Institutional Exclusion and Infrastructure Gaps
Absence of spot ETFs, limited custody infrastructure, and minimal institutional DeFi integration create structural disadvantages versus Ethereum. This institutional gap widens over time as traditional finance integrates blockchain infrastructure.
Ethereum's institutional infrastructure (spot ETFs, staking services, institutional exchanges) vastly exceeds ETC's. The absence of comparable institutional infrastructure constrains capital inflows and mainstream adoption.
Mining Dependency and Economic Sustainability Concerns
ETC's security and sustainability depend on mining profitability. Shifts in mining economics, hardware obsolescence, or miner migration could rapidly undermine network security and viability.
The 77% mining revenue decline from 2024 to 2025 threatens network security investment and miner profitability. Sustained low prices could trigger mining exodus, reducing hashrate and increasing 51% attack vulnerability.
Limited Catalysts for Reversal
No clear catalysts exist for renewed adoption or price appreciation. The ecosystem lacks major development initiatives or partnerships that could drive growth. The absence of institutional infrastructure improvements or ecosystem breakthroughs suggests continued underperformance.
The 2025 price decline of 53.11% and early 2026 weakness demonstrate that ETC lacks independent price drivers. The asset's performance remains entirely dependent on broader cryptocurrency sentiment cycles.
Risk/Reward Evaluation
Risk Profile: High
ETC presents a high-risk investment characterized by:
- Regulatory uncertainty: Proof-of-work mining faces increasing scrutiny; potential restrictions could directly impact network security
- Technical vulnerability: 51% attack history and lower hashrate relative to Bitcoin create persistent security concerns
- Competitive displacement: Ethereum's dominance and Layer-2 solutions address ETC's primary technical advantages
- Ecosystem stagnation: Minimal dApp development and TVL growth indicate limited adoption momentum
- Mining dependency: Network security depends on mining profitability, which remains vulnerable to economic pressures
- Institutional indifference: Minimal institutional adoption and infrastructure gaps constrain capital inflows
- Market volatility: 52-week range of $9.21–$25.50 reflects extreme volatility and limited price stability
Reward Profile: Moderate to Low
Potential upside scenarios include:
- Proof-of-work narrative resurgence: Institutional adoption of PoW smart contract platform narrative could drive capital inflows
- Valuation multiple expansion: If ETC captures meaningful market share, substantial upside exists from current valuations
- Mining ecosystem consolidation: Sustained mining activity could support network security and provide price floor
- Niche use case adoption: Specific applications requiring immutability could drive limited adoption
However, these scenarios require fundamental shifts in developer adoption, institutional interest, or use case development—none of which show evidence of occurring.
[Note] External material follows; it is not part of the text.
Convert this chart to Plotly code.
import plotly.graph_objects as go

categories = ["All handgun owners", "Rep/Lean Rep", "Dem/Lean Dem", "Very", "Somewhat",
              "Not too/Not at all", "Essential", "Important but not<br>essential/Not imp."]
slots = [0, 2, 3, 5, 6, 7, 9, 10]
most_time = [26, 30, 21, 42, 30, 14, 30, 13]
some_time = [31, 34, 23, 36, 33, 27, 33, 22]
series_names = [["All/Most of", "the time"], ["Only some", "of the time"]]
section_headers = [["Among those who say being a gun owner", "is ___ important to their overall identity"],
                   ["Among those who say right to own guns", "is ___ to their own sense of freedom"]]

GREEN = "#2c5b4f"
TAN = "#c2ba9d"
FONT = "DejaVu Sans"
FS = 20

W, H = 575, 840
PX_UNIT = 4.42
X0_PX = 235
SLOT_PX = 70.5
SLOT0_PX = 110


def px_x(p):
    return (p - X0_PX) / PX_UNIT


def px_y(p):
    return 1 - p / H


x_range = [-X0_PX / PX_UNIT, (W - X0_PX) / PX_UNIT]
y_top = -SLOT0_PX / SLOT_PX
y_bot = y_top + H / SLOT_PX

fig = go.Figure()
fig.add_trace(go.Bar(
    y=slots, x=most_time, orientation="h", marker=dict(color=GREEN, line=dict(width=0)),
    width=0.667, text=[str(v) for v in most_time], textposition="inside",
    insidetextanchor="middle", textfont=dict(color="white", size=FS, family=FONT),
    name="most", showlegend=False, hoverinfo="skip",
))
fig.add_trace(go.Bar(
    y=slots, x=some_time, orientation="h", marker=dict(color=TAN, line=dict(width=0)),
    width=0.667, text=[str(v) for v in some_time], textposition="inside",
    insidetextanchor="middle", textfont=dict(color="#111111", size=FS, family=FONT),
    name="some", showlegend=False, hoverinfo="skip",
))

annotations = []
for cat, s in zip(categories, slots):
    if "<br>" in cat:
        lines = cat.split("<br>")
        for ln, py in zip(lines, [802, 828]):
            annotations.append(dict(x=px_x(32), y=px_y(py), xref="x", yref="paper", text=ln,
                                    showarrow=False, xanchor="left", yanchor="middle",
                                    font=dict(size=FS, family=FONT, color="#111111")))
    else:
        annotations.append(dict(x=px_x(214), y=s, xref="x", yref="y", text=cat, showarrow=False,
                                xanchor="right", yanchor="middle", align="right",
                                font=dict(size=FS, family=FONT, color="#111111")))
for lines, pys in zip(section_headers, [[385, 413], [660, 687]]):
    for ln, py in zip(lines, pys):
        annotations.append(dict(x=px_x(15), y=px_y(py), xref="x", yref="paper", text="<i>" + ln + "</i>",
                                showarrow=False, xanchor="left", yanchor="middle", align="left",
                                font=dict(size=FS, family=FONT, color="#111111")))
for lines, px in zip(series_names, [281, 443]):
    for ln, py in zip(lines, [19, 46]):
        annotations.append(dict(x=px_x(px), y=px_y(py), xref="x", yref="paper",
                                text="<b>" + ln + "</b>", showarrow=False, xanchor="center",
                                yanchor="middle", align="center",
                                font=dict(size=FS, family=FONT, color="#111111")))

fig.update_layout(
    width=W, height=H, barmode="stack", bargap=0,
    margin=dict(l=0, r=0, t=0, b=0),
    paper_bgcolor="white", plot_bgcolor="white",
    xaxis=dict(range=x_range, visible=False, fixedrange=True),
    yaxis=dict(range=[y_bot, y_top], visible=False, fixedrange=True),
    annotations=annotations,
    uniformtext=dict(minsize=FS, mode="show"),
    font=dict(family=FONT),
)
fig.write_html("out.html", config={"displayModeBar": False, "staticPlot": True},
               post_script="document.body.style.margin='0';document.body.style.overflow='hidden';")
Risk/Reward Ratio: Unfavorable
The asymmetric risk profile—substantial downside from regulatory action, competitive displacement, or mining economics deterioration—outweighs limited upside from niche narrative adoption. The downside risks appear more probable than upside scenarios requiring significant ecosystem transformation.
The 2025 price decline of 53.11% and early 2026 weakness suggest market consensus regarding limited near-term catalysts. The persistent underperformance relative to Bitcoin and Ethereum indicates structural weakness rather than cyclical opportunity.
For investors with specific use cases requiring proof-of-work smart contracts or absolute immutability, ETC may provide differentiated value. For general cryptocurrency exposure or yield-seeking investors, alternative platforms offer superior risk-adjusted returns and clearer growth trajectories.
Investment Conclusion
Ethereum Classic presents a complex investment case characterized by genuine technical differentiation offset by severe ecosystem disadvantages and limited adoption catalysts. The network's commitment to proof-of-work security and immutability principles provides philosophical appeal to a specific investor cohort, but this appeal has not translated into material adoption or institutional capital deployment.
The fundamental tension between ETC's technical strengths and ecosystem weaknesses remains unresolved. The network operates as a functioning blockchain with adequate security and active development, but lacks the developer ecosystem, institutional infrastructure, and use case differentiation necessary to justify investment at current valuations relative to risk exposure.
The risk/reward profile appears unfavorable for most investor types. Substantial downside risks—including regulatory pressure on proof-of-work mining, continued competitive displacement, ecosystem stagnation, and mining economics deterioration—outweigh limited upside scenarios requiring fundamental ecosystem transformation. The 54.6% annual decline and 93.6% decline from all-time highs demonstrate that market participants have consistently rejected ETC at higher valuations.
For investors seeking proof-of-work exposure, Bitcoin remains the superior choice with vastly larger ecosystem, institutional adoption, and security. For investors seeking smart contract platform exposure, Ethereum and its Layer-2 ecosystem offer superior scalability, developer activity, and institutional infrastructure. ETC's niche positioning as a "proof-of-work smart contract platform" occupies a narrow market segment with limited addressable market and declining relevance.